Do Youth Employment Programs Work? Evidence from the New Deal

Shari Eli, University of Toronto
Anna Aizer, Brown University
Adriana Lleras-Muney, University of California, Los Angeles
Keyoung Lee, University of California, Los Angeles
Barbara Smith, U.S. General Accounting Office (GAO)

Recent studies have documented the effects of temporary work programs on participant outcomes up to three years later. However, there is no work done on their long-term effects and most studies do not investigate outcomes other than employment and training (Card et al. 2015, Barnow and Smith 2015). We examine the impact of the Civilian Conservation Corps (CCC) – a means-tested youth employment program during the New Deal era – on the lifetime outcomes of participants. The CCC was a relief program that employed poor, unemployed men aged 17 to 25 in environmental conservation work around the U.S. from 1933 to 1942. We collected and digitized the entirety of available administrative service records of participants in Colorado and New Mexico from state archives and linked them to mortality, census and other later-life records.
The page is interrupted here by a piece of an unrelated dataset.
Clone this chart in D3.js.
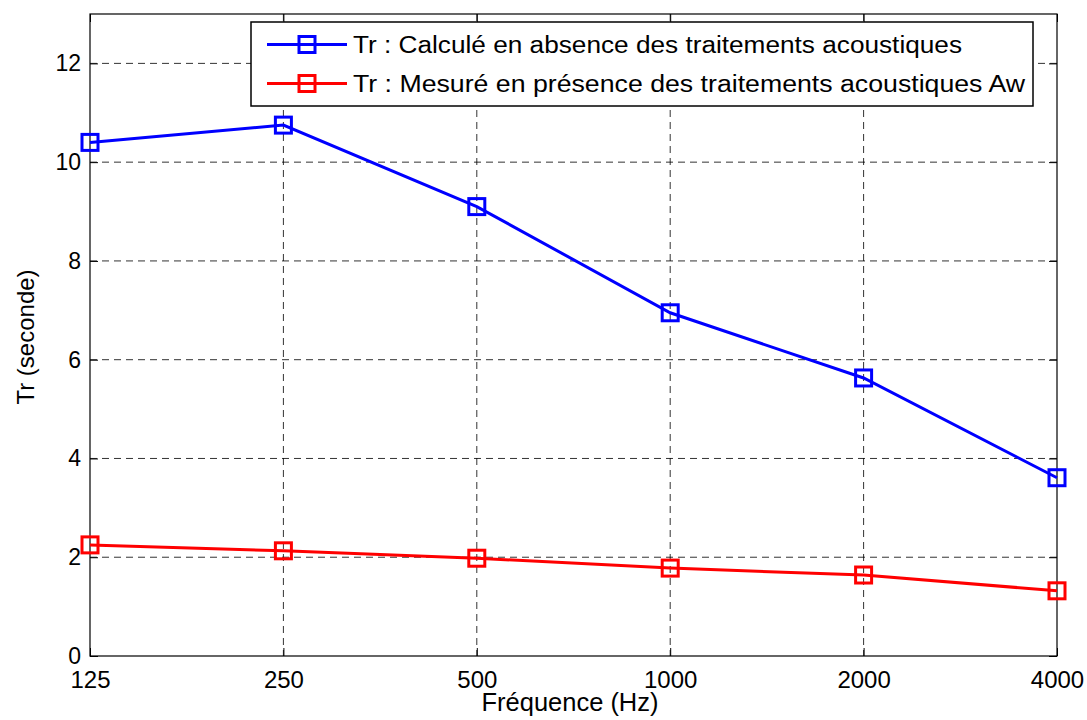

Our data include information on 28,343 individuals, 18,644 of whom originate from Colorado and 9,699 from New Mexico. Because we have detailed information on participants, such as the enrollee’s name, the name of one of his household members, his exact birth date, and his county of residence, we are able to match 69% of individuals to mortality records. In our analysis, we document the conditional correlation between duration of service and age of death using OLS and find that a year of service translates to 0.7 years of additional life. These effects are highly statistically significant and robust to varying specifications, controlling for individual characteristics. We also relate the CCC program to modern jobs programs and assess differences in outcomes.